The good news is that the smart money is probably looking to go elsewhere right now so polish up your offering docs and get pitching, crowdfunding, or whatever you call doing a crowdfunded raise. Which leads me to my last item, I was talking to a potential client located in Salt Lake City about which apartment markets to focus on. They’d been approached by someone pitching bus tours of apartment properties in the Dallas area (how to know when a market is getting frothy) so I asked why not look closer to home? Then showed this chart from real estate economist Elliott Pollack (http://www.edpco.com/content/default.aspx):

Job growth locations for apartment building investors

Granted Texas has the third best job growth rate in 2013, but Utah is #2. Why fly to Dallas to find a property when there’s probably a market you can drive to that will offer good returns. Or as Dr. Peter Linneman quoted from one of his more humorous partners: “I’ve invested in real estate in fifteen different countries around the world during my career and I’ve found I don’t have to go that far away to lose my money”.  The other reminder is that apartments are a game of singles and doubles like Tom Barrack says, so be in it for the long term wealth. If you’re looking for a home run go leveraged long Greek government bonds hoping for a 250bp bounce; oh wait, that’s what Corzine tried to do at MF Global.

Happy New Year and good apartment building investing everyone!

2 thoughts on “Apartment Building Investment in 2014, opportunities among interesting times”

  1. I think market rate apartment buildings with interest rates as low as they are are a strong investment. People looking to buy and hold a single family home will never reach the same return that they would by buying even just a duplex. As interest rates go up, investors may flock to multiple unit investments, as it would force smaller returns on SFR and leaving multiple unit complexes as a positive cash flow investment.

    1. Joshua, agree with you on apartment buildings (5+ units) being a good long term opportunity.
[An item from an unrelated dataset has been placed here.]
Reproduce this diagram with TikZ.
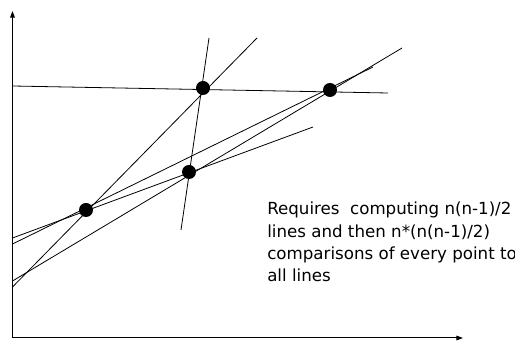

Also agree with you that rental houses will suffer lower returns when interest rates eventually rise but would add that includes everything up to four units since they trade like sfrs. In fact Joe Weston who runs a property management company, owns 3,000 apartment units and 2.5M sf of commercial in Portland, OR (and still owns the first duplex he bought back in the 1950’s) says that anything less than eleven units is a plex and will operate and produce like a plex. What do you think about that?